++++ Dataset extract ++++
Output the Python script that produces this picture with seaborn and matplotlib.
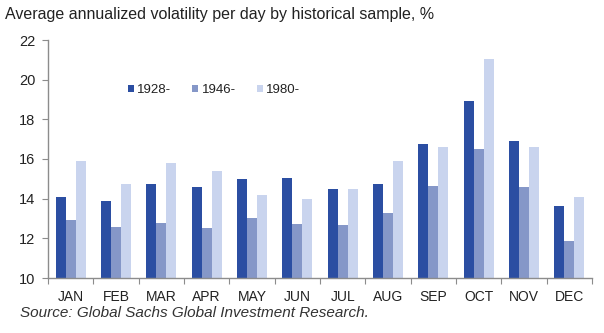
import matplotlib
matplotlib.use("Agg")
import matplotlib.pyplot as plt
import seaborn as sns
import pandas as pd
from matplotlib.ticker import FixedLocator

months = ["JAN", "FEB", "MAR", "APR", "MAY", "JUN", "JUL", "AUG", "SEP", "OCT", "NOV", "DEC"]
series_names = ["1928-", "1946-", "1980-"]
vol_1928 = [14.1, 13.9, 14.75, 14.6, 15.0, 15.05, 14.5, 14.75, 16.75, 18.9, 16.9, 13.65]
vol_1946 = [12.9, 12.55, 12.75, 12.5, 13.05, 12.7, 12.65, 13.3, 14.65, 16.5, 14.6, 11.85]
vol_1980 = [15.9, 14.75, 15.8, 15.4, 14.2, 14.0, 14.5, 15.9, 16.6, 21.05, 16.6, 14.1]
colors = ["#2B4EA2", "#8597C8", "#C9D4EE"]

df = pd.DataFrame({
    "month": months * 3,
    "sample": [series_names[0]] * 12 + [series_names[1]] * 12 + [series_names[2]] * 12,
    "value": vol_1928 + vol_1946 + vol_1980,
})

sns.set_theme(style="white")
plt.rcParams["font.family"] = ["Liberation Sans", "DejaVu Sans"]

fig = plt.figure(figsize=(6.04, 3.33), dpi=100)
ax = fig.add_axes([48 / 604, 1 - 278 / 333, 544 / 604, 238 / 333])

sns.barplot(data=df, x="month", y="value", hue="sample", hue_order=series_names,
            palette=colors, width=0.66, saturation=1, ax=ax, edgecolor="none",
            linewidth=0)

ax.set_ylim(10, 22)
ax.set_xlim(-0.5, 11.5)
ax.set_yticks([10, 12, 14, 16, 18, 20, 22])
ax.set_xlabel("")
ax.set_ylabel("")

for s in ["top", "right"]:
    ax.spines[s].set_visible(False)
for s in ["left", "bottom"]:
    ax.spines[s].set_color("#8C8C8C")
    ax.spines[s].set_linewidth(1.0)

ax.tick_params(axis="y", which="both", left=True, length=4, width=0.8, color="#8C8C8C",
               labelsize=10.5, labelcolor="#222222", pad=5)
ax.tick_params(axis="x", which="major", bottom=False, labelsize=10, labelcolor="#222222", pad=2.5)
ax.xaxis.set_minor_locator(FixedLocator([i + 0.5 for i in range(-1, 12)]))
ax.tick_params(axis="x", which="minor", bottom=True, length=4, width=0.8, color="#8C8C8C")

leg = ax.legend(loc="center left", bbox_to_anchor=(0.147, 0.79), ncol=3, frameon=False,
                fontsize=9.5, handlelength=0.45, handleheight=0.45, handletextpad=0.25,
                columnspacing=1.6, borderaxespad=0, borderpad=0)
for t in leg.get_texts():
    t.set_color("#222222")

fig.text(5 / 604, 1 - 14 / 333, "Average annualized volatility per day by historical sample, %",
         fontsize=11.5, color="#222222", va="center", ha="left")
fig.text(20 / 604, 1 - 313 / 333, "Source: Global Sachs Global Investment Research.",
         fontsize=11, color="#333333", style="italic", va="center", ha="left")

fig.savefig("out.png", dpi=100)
++++
> [Problem] Every line of the data above should be quoted exactly. Omit the pictures.

> [Solution for this problem]
Output the Python script that produces this picture with seaborn and matplotlib.
import matplotlib
matplotlib.use("Agg")
import matplotlib.pyplot as plt
import seaborn as sns
import pandas as pd
from matplotlib.ticker import FixedLocator

months = ["JAN", "FEB", "MAR", "APR", "MAY", "JUN", "JUL", "AUG", "SEP", "OCT", "NOV", "DEC"]
series_names = ["1928-", "1946-", "1980-"]
vol_1928 = [14.1, 13.9, 14.75, 14.6, 15.0, 15.05, 14.5, 14.75, 16.75, 18.9, 16.9, 13.65]
vol_1946 = [12.9, 12.55, 12.75, 12.5, 13.05, 12.7, 12.65, 13.3, 14.65, 16.5, 14.6, 11.85]
vol_1980 = [15.9, 14.75, 15.8, 15.4, 14.2, 14.0, 14.5, 15.9, 16.6, 21.05, 16.6, 14.1]
colors = ["#2B4EA2", "#8597C8", "#C9D4EE"]

df = pd.DataFrame({
    "month": months * 3,
    "sample": [series_names[0]] * 12 + [series_names[1]] * 12 + [series_names[2]] * 12,
    "value": vol_1928 + vol_1946 + vol_1980,
})

sns.set_theme(style="white")
plt.rcParams["font.family"] = ["Liberation Sans", "DejaVu Sans"]

fig = plt.figure(figsize=(6.04, 3.33), dpi=100)
ax = fig.add_axes([48 / 604, 1 - 278 / 333, 544 / 604, 238 / 333])

sns.barplot(data=df, x="month", y="value", hue="sample", hue_order=series_names,
            palette=colors, width=0.66, saturation=1, ax=ax, edgecolor="none",
            linewidth=0)

ax.set_ylim(10, 22)
ax.set_xlim(-0.5, 11.5)
ax.set_yticks([10, 12, 14, 16, 18, 20, 22])
ax.set_xlabel("")
ax.set_ylabel("")

for s in ["top", "right"]:
    ax.spines[s].set_visible(False)
for s in ["left", "bottom"]:
    ax.spines[s].set_color("#8C8C8C")
    ax.spines[s].set_linewidth(1.0)

ax.tick_params(axis="y", which="both", left=True, length=4, width=0.8, color="#8C8C8C",
               labelsize=10.5, labelcolor="#222222", pad=5)
ax.tick_params(axis="x", which="major", bottom=False, labelsize=10, labelcolor="#222222", pad=2.5)
ax.xaxis.set_minor_locator(FixedLocator([i + 0.5 for i in range(-1, 12)]))
ax.tick_params(axis="x", which="minor", bottom=True, length=4, width=0.8, color="#8C8C8C")

leg = ax.legend(loc="center left", bbox_to_anchor=(0.147, 0.79), ncol=3, frameon=False,
                fontsize=9.5, handlelength=0.45, handleheight=0.45, handletextpad=0.25,
                columnspacing=1.6, borderaxespad=0, borderpad=0)
for t in leg.get_texts():
    t.set_color("#222222")

fig.text(5 / 604, 1 - 14 / 333, "Average annualized volatility per day by historical sample, %",
         fontsize=11.5, color="#222222", va="center", ha="left")
fig.text(20 / 604, 1 - 313 / 333, "Source: Global Sachs Global Investment Research.",
         fontsize=11, color="#333333", style="italic", va="center", ha="left")

fig.savefig("out.png", dpi=100)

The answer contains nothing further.